A thermal washout technique is capable of measuring perfusion from the tissue surface. A cold applicator is held on the tissue for 60 seconds. During this time the tissue surface is cooled. The applicator is removed, and a thermal camera is used to monitor the rewarming of the tissue surface. Since blood flow significantly affects local heat transfer, this technique is quite senstive. Tissue with a high perfusion can sink more heat, hence will have a smaller initial temperature change and a faster recovery back to baseline.

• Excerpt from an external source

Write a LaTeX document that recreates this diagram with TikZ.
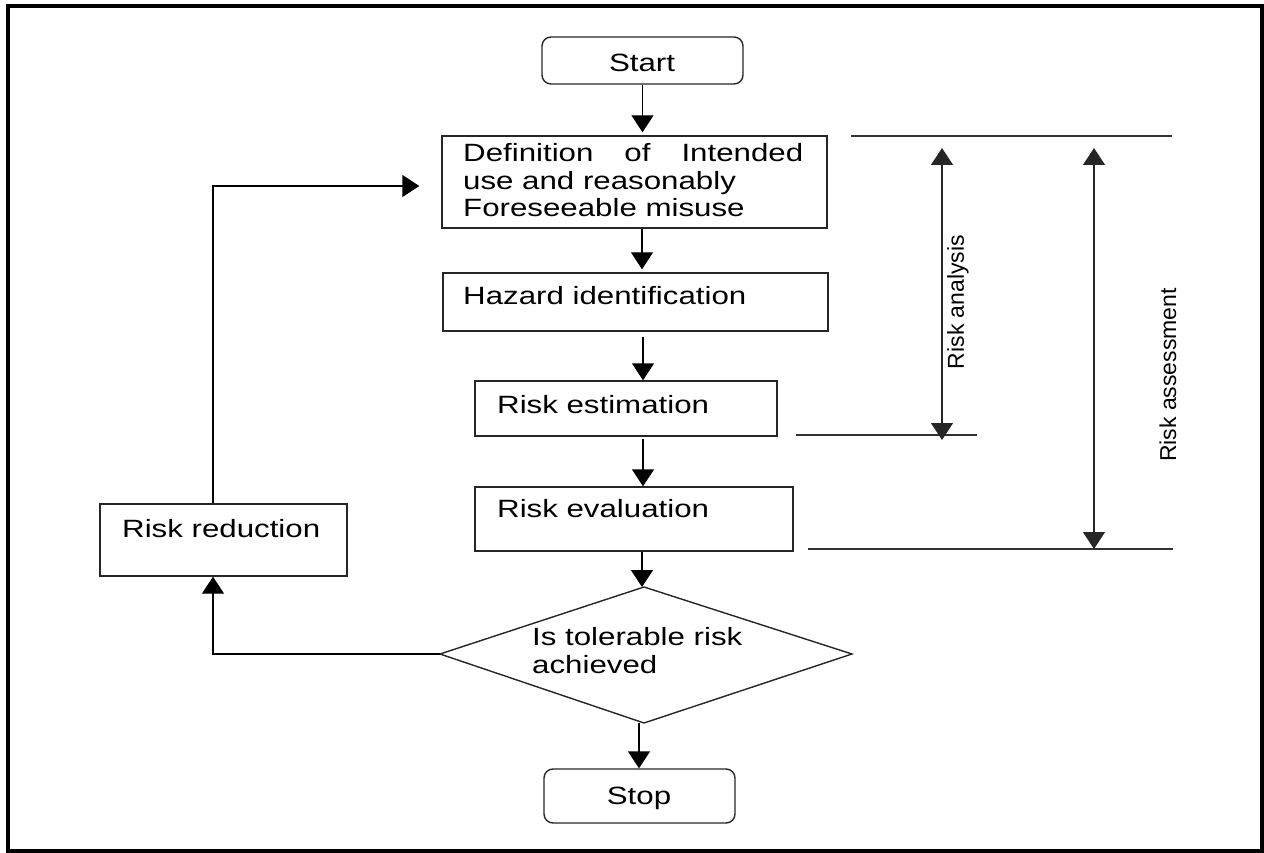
\documentclass[tikz,border=0pt]{standalone}
\usepackage{fontspec}
\setmainfont{Liberation Sans}
\newfontfamily\boxfont[FakeStretch=1.25]{Liberation Sans}
\usetikzlibrary{arrows.meta,shapes.geometric}

\tikzset{
  frame/.style={draw=black, line width=3.2pt},
  stepbox/.style={draw=black!85, line width=1.4pt, rectangle, inner sep=0pt},
  termbox/.style={stepbox, rounded corners=9pt},
  boxtext/.style={font=\boxfont\fontsize{25}{27.5}\selectfont, inner sep=0pt, align=left},
  sidetext/.style={font=\fontsize{23}{27}\selectfont, inner sep=0pt, rotate=90},
  flow/.style={draw=black, line width=1.4pt, -{Triangle[width=22pt,length=17pt]}},
  span/.style={draw=black!85, line width=1.4pt, {Triangle[width=22pt,length=17pt]}-{Triangle[width=22pt,length=17pt]}},
  rule/.style={draw=black!80, line width=1.4pt}
}

\begin{document}
\begin{tikzpicture}[x=1pt,y=-1pt]
\useasboundingbox (0,0) rectangle (1264,853);
\draw[frame] (8,6) rectangle (1262,851);

% process boxes
\node[termbox, minimum width=201pt, minimum height=47pt] (start) at (642.5,60.5) {};
\node[stepbox, minimum width=385pt, minimum height=92pt] (def) at (634.5,182) {};
\node[stepbox, minimum width=385pt, minimum height=58pt] (haz) at (635.5,302) {};
\node[stepbox, minimum width=302pt, minimum height=55pt] (est) at (626,408.5) {};
\node[stepbox, minimum width=318pt, minimum height=64pt] (eval) at (634,519) {};
\node[stepbox, minimum width=247pt, minimum height=72pt] (red) at (223.5,540) {};
\node[termbox, minimum width=191pt, minimum height=54pt] (stop) at (639.5,796) {};

% decision diamond drawn from its four corners
\coordinate (dtop) at (644,587);
\coordinate (dleft) at (440,654);
\coordinate (dright) at (852,654);
\coordinate (dbot) at (644,723);
\draw[draw=black!85, line width=1.4pt] (dtop) -- (dright) -- (dbot) -- (dleft) -- cycle;

% labels (multi-line labels are placed by the baseline of their last line)
\node[boxtext, anchor=base] (tstart) at (642,72) {Start};
\node[boxtext, anchor=base west] (tdef) at (463,217)
  {\hbox to 340pt{Definition\hfill of\hfill Intended}\\use and reasonably\\Foreseeable misuse};
\node[boxtext, anchor=base west] (thaz) at (463,304) {Hazard identification};
\node[boxtext, anchor=base west] (test) at (497,413) {Risk estimation};
\node[boxtext, anchor=base west] (teval) at (497,517) {Risk evaluation};
\node[boxtext, anchor=base west] (tred) at (122,537) {Risk reduction};
\node[boxtext, anchor=base west] (tdec) at (532,673) {Is tolerable risk\\achieved};
\node[boxtext, anchor=base] (tstop) at (639,804) {Stop};

% main flow
\draw[flow, shorten >=3pt] (start.south) -- (start.south |- def.north);
\draw[flow, shorten >=3pt] ([xshift=7.5pt]def.south) -- ([xshift=7.5pt]def.south |- haz.north);
\draw[flow, shorten <=5pt] ([xshift=7.5pt]haz.south) -- ([xshift=7.5pt]haz.south |- est.north);
\draw[flow, shorten <=2pt] ([xshift=17pt]est.south) -- ([xshift=17pt]est.south |- eval.north);
\draw[flow] ([xshift=8pt]eval.south) -- ([xshift=8pt]eval.south |- dtop);
\draw[flow] ([xshift=-5pt]dbot) -- ([xshift=-5pt]dbot |- stop.north);

% feedback loop
\draw[flow] (dleft) -| ([xshift=-10.5pt]red.south);
\draw[flow, shorten >=22pt] ([xshift=-10.5pt]red.north) |- ([yshift=-4pt]def.west);

% extent markers on the right
\coordinate (topL) at (851,136);
\coordinate (topR) at (1172,136);
\coordinate (anL) at (796,435);
\coordinate (anR) at (977,435);
\coordinate (asL) at (808,549);
\coordinate (asR) at (1173,549);
\coordinate (anTop) at (942,148);
\coordinate (anBot) at (942,440);
\coordinate (asTop) at (1094,148);
\coordinate (asBot) at (1094,549);
\draw[rule] (topL) -- (topR);
\draw[rule] (anL) -- (anR);
\draw[rule] (asL) -- (asR);
\draw[span] (anTop) -- (anBot);
\draw[span] (asTop) -- (asBot);
\node[sidetext] (lan) at (958,302) {Risk analysis};
\node[sidetext] (las) at (1168,375) {Risk assessment};
\end{tikzpicture}
\end{document}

Heat transfer analysis has been performed using the finite element method. It is critical that the boundary and initial conditions match the actual experimental coonditions. The numerical studies were used to determine the relationship betwen perfusion and the measured temperature.
A thermistor based thermometer system was used in the preliminary in vitro experiments. The water-cooled copper-plated cold applicator includes a microthermistor which measures the surface temperature during cooling. Experiments in agar-gelled water were performed to optimize the applicator design and to validate the numerical model.
Preliminary in vivo experiments were performed on rat livers. Spatial surface temperatures were measureed with a calibrated thermal camera. A few of the disturbing factors include: Uncertainity of the temperature measurement; uncertainity of the time meaurement; baseline temperature gradients; and perfusion gradients.
J. W. Valvano, S. A. Prahl, J. C. Chan, and J. A. Pearce. Thermal camera imaging to measure tissue blood flow. In Sixth Southern Biomedical Engineering Conference, Dallas, TX, 1987.